Premessa tecnica. Il decreto è strutturato in due tronconi: uno riguarda le garanzie di Stato, valore 3 miliardi di cui 1,3 solo per il 2019. L’altro la ben più delicata ricapitalizzazione precauzionale, che prevede la possibilità per il Tesoro di acquistare fino a un miliardo di nuove azioni Carige. In pratica, l’obiettivo dell’esecutivo, almeno stando ai contenuti del decreto, è quello di garantire Carige fino all’aumento da parte di vecchi o nuovi soci oppure alla fusione con un’altra banca. Solo in caso di doppio fallimento si andrebbe incontro alla nazionalizzazione, sempre che l’Europa sia d’accordo (sarebbe la seconda statalizzazione in due anni, visto che nel 2017 è toccato a Mps).

“Era inevitabile intervenire su Carige, perché stiamo parlando di un settore, quello bancario, che dire strategico è poco. Già per questo motivo il decreto non va criticato. Quando si decide di mettere in sicurezza parte di un sistema così importante, non è mai una pessima scelta”, spiega Sforza Fogliani. Il quale però sulla nazionalizzazione della banca esprime qualche perplessità. Il Movimento Cinque Stelle, tanto per rimanere nella cronaca stretta, è per un pronto ingresso dello Stato, anche se questo creerebbe non pochi problemi con la Bce. Ma c’è chi frena, come il governatore della Liguria, Giovanni Toti. Al netto dello Stato sì, Stato no, per Sforza Fogliani bisogna andarci piano.

“Francamente ho qualche dubbio, credo che nazionalizzare Carige possa essere un errore, temo il fatto di condurre una banca, che è pur sempre un’azienda privata, in modo statalista.
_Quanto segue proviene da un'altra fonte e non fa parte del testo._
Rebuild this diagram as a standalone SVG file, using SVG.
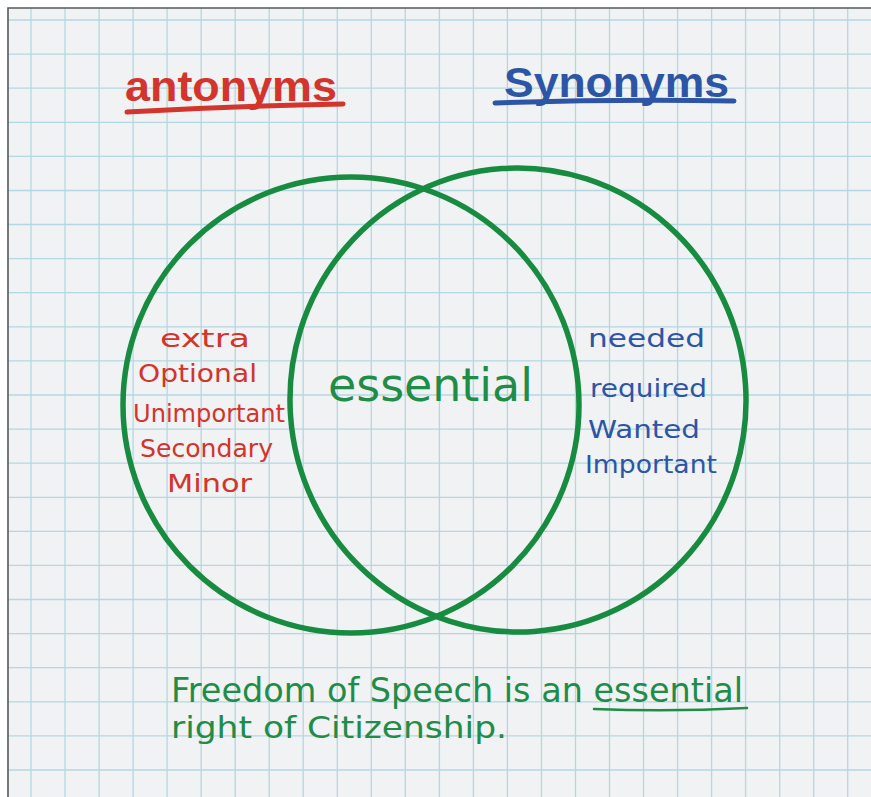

Il rischio è che si finisca col spendere sempre più soldi del dovuto. Credo che lo Stato si dovrebbe limitare a proteggere Carige, come sta facendo e in questo senso mi sento di promuovere l’attuale composizione del decreto”. C’è però un’incognita, che si chiama vigilanza europea. “Se bisogna aspettarsi dei problemi. Io direi di tenerci pronti a tutto viste le innumerevoli e non sempre continue tra loro prese di posizione. Dalla Bce mi aspetto di tutto”.

Il banchiere piacentino chiarisce. “Quando si è trattato di giustificare l’operato del governo nella riforma delle popolari (che ha imposto la trasformazione in spa di dieci banche, ndr) non si è fatto granché al livello europeo per fermare il discredito verso quelle banche. Ma poi ci sono state altre stranezze. Per esempio, quando il Fondo interbancario voleva salvare le quattro banche (Etruria, Carichieti, Cariferrara e Banca Marche) si è gridato all’aiuto di Stato, anche se non lo era perché erano banche che salvavano banche dunque un affare tra privati. E invece quando lo Stato ha ricapitalizzato Mps, non si è parlato di aiuto di Stato. Qualcuno può spiegarmelo?”